I really like the Higginbottom recording on NAXOS. I'm pretty sure they use period instruments.


----------



## SixFootScowl (Oct 17, 2011)

Bulldog said:


> My favorite comes from *Martin Pearlman and Boston Baroque* on the Telarc label - a very invigorating performance. I'm not a devotional type of guy, so those wanting a devotional performance should look elsewhere.


This is an excellent Messiah recording and tends to be available at very reasonable prices used online.
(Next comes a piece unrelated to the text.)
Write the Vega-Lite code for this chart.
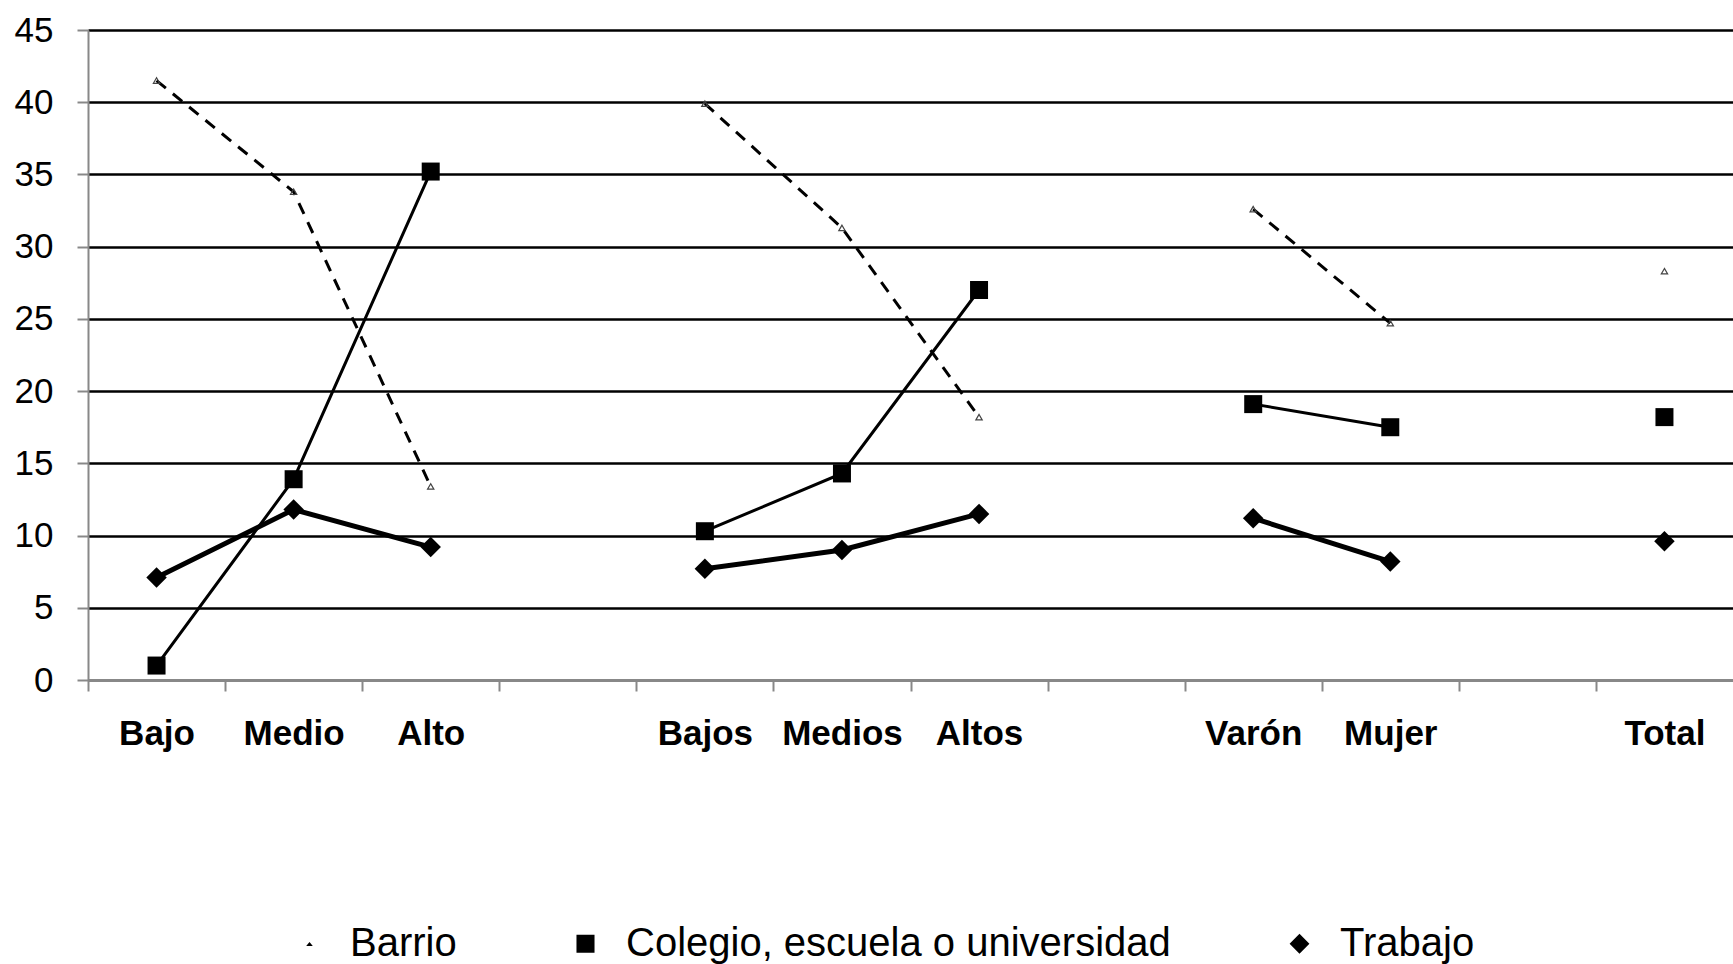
{
  "$schema": "https://vega.github.io/schema/vega-lite/v6.json",
  "width": 1645,
  "height": 650,
  "autosize": {"type": "none"},
  "padding": {"left": 88, "top": 30, "right": 0, "bottom": 284},
  "background": "white",
  "config": {
    "view": {"stroke": null}
  },
  "datasets": {
    "valores": [
      {"serie": "Barrio", "cat": "Bajo", "grupo": "edu", "valor": 41.5},
      {"serie": "Barrio", "cat": "Medio", "grupo": "edu", "valor": 33.8},
      {"serie": "Barrio", "cat": "Alto", "grupo": "edu", "valor": 13.4},
      {"serie": "Barrio", "cat": "Bajos", "grupo": "eco", "valor": 39.9},
      {"serie": "Barrio", "cat": "Medios", "grupo": "eco", "valor": 31.3},
      {"serie": "Barrio", "cat": "Altos", "grupo": "eco", "valor": 18.2},
      {"serie": "Barrio", "cat": "Varón", "grupo": "sexo", "valor": 32.6},
      {"serie": "Barrio", "cat": "Mujer", "grupo": "sexo", "valor": 24.7},
      {"serie": "Barrio", "cat": "Total", "grupo": "total", "valor": 28.3},
      {"serie": "Colegio, escuela o universidad", "cat": "Bajo", "grupo": "edu", "valor": 1.0},
      {"serie": "Colegio, escuela o universidad", "cat": "Medio", "grupo": "edu", "valor": 13.9},
      {"serie": "Colegio, escuela o universidad", "cat": "Alto", "grupo": "edu", "valor": 35.2},
      {"serie": "Colegio, escuela o universidad", "cat": "Bajos", "grupo": "eco", "valor": 10.3},
      {"serie": "Colegio, escuela o universidad", "cat": "Medios", "grupo": "eco", "valor": 14.3},
      {"serie": "Colegio, escuela o universidad", "cat": "Altos", "grupo": "eco", "valor": 27.0},
      {"serie": "Colegio, escuela o universidad", "cat": "Varón", "grupo": "sexo", "valor": 19.1},
      {"serie": "Colegio, escuela o universidad", "cat": "Mujer", "grupo": "sexo", "valor": 17.5},
      {"serie": "Colegio, escuela o universidad", "cat": "Total", "grupo": "total", "valor": 18.2},
      {"serie": "Trabajo", "cat": "Bajo", "grupo": "edu", "valor": 7.1},
      {"serie": "Trabajo", "cat": "Medio", "grupo": "edu", "valor": 11.8},
      {"serie": "Trabajo", "cat": "Alto", "grupo": "edu", "valor": 9.2},
      {"serie": "Trabajo", "cat": "Bajos", "grupo": "eco", "valor": 7.7},
      {"serie": "Trabajo", "cat": "Medios", "grupo": "eco", "valor": 9.0},
      {"serie": "Trabajo", "cat": "Altos", "grupo": "eco", "valor": 11.5},
      {"serie": "Trabajo", "cat": "Varón", "grupo": "sexo", "valor": 11.2},
      {"serie": "Trabajo", "cat": "Mujer", "grupo": "sexo", "valor": 8.2},
      {"serie": "Trabajo", "cat": "Total", "grupo": "total", "valor": 9.6}
    ],
    "grupos": [
      {"etiqueta": "Capital educativo*", "cat": "Medio"},
      {"etiqueta": "Capital económico**", "cat": "Medios"}
    ],
    "grupo_sexo": [
      {"etiqueta": "Sexo", "cat": "Varón"}
    ]
  },
  "data": {"name": "valores"},
  "encoding": {
    "x": {
      "field": "cat", "type": "nominal",
      "scale": {"type": "band", "domain": ["Bajo","Medio","Alto"," ","Bajos","Medios","Altos","  ","Varón","Mujer","   ","Total"], "paddingInner": 0, "paddingOuter": 0},
      "axis": {
        "orient": "bottom", "title": null, "grid": false,
        "tickOffset": -68.5, "labelOffset": 68.5,
        "domainColor": "#888888", "domainWidth": 3, "tickColor": "#888888", "tickWidth": 2, "tickSize": 11,
        "labelPadding": 25, "labelFont": "Liberation Sans", "labelFontSize": 35, "labelFontWeight": "bold", "labelColor": "black",
        "labelAngle": 0, "labelOverlap": false
      }
    },
    "y": {
      "field": "valor", "type": "quantitative",
      "scale": {"domain": [0, 45], "nice": false, "zero": true},
      "axis": {
        "title": null, "values": [0,5,10,15,20,25,30,35,40,45],
        "labelFont": "Liberation Sans", "labelFontSize": 35, "labelColor": "black", "labelPadding": 24,
        "domainColor": "#888888", "domainWidth": 2, "tickColor": "#888888", "tickWidth": 2, "tickSize": 11,
        "grid": true, "gridColor": "black", "gridWidth": 2.5
      }
    }
  },
  "layer": [
    {
      "transform": [{"filter": "datum.serie === 'Barrio'"}],
      "mark": {"type": "line", "color": "black", "strokeWidth": 3, "strokeDash": [12, 9]},
      "encoding": {"detail": {"field": "grupo", "type": "nominal"}}
    },
    {
      "transform": [{"filter": "datum.serie === 'Colegio, escuela o universidad'"}],
      "mark": {"type": "line", "color": "black", "strokeWidth": 3},
      "encoding": {"detail": {"field": "grupo", "type": "nominal"}}
    },
    {
      "transform": [{"filter": "datum.serie === 'Trabajo'"}],
      "mark": {"type": "line", "color": "black", "strokeWidth": 5},
      "encoding": {"detail": {"field": "grupo", "type": "nominal"}}
    },
    {
      "transform": [{"filter": "datum.serie === 'Colegio, escuela o universidad'"}],
      "mark": {"type": "point", "shape": "square", "filled": true, "color": "black", "size": 324, "opacity": 1},
      "encoding": {}
    },
    {
      "transform": [{"filter": "datum.serie === 'Trabajo'"}],
      "mark": {"type": "point", "shape": "diamond", "filled": true, "color": "black", "size": 420, "opacity": 1},
      "encoding": {}
    },
    {
      "transform": [{"filter": "datum.serie === 'Barrio'"}],
      "mark": {"type": "point", "shape": "triangle-up", "filled": false, "color": "#444444", "strokeWidth": 1.2, "size": 40, "opacity": 1},
      "encoding": {}
    },
    {
      "mark": {"type": "point", "filled": true, "color": "black", "opacity": 0},
      "encoding": {
        "shape": {
          "field": "serie", "type": "nominal",
          "scale": {
            "domain": ["Barrio", "Colegio, escuela o universidad", "Trabajo"],
            "range": [
              "M-1.6,0H-1.15M-0.85,0H-0.35M0.35,0H0.85M1.15,0H1.6M-0.15,0.1L0,-0.08L0.15,0.1",
              "M-1.6,0H-0.41M0.41,0H1.6M-0.41,-0.41H0.41V0.41H-0.41Z",
              "M-1.6,0H-0.45M0.45,0H1.6M-0.45,0L0,-0.45L0.45,0L0,0.45Z"
            ]
          },
          "legend": {
            "orient": "none", "legendX": 198, "legendY": 890, "direction": "horizontal",
            "title": null, "labelFont": "Liberation Sans", "labelFontSize": 40, "labelColor": "black", "labelLimit": 1000,
            "symbolSize": 1936, "symbolOpacity": 1, "symbolFillColor": "black", "symbolStrokeColor": "black", "symbolStrokeWidth": 3,
            "columnPadding": 87, "labelOffset": 17,
            "encode": {
              "symbols": {
                "update": {
                  "stroke": {"value": "black"},
                  "strokeWidth": {"value": 3},
                  "fill": {"value": "black"},
                  "opacity": {"value": 1}
                }
              }
            }
          }
        }
      }
    },
    {
      "data": {"name": "grupos"},
      "mark": {"type": "text", "font": "Liberation Sans", "fontSize": 40, "color": "black", "baseline": "middle", "align": "center"},
      "encoding": {
        "y": {"datum": -9.6},
        "text": {"field": "etiqueta"}
      }
    },
    {
      "data": {"name": "grupo_sexo"},
      "mark": {"type": "text", "font": "Liberation Sans", "fontSize": 40, "color": "black", "baseline": "middle", "align": "center", "dx": 69},
      "encoding": {
        "y": {"datum": -9.6},
        "text": {"field": "etiqueta"}
      }
    }
  ]
}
It is among my favorites.


----------



## Pugg (Aug 8, 2014)

This one never fails : Richter

http://www.prestoclassical.co.uk/r/DG/4397022


----------



## SixFootScowl (Oct 17, 2011)

Pugg said:


> This one never fails : Richter
> 
> http://www.prestoclassical.co.uk/r/DG/4397022


I did not know that Richter was period instrument. It s beautiful having the sung-in-German version and I do have this one, but with a different cover image. There are four missing tracks though. The booklet from mine says (someone translated this for me from German):



> "In order to achieve a tight musical flow, chorus #39 ("Let us break their bonds asunder") was not recorded, as this merely further depicts the uproar/tumult of the immediately preceding bass aria #38 ("Why do the nations"). Similarly, due to dramaturgical considerations, the strongly retarding numbers 48 ("O death where is thy sting"), 49 ("Thanks be to God") and 50 ("If God be for us") in the third part of the work were also left out"


Richter has a slow tempo. For a faster tempo Messiah sung-in-German there is Helmut Koch, which includes the tracks missing from Richter's. But I would not know if Koch is period instrument or not.


----------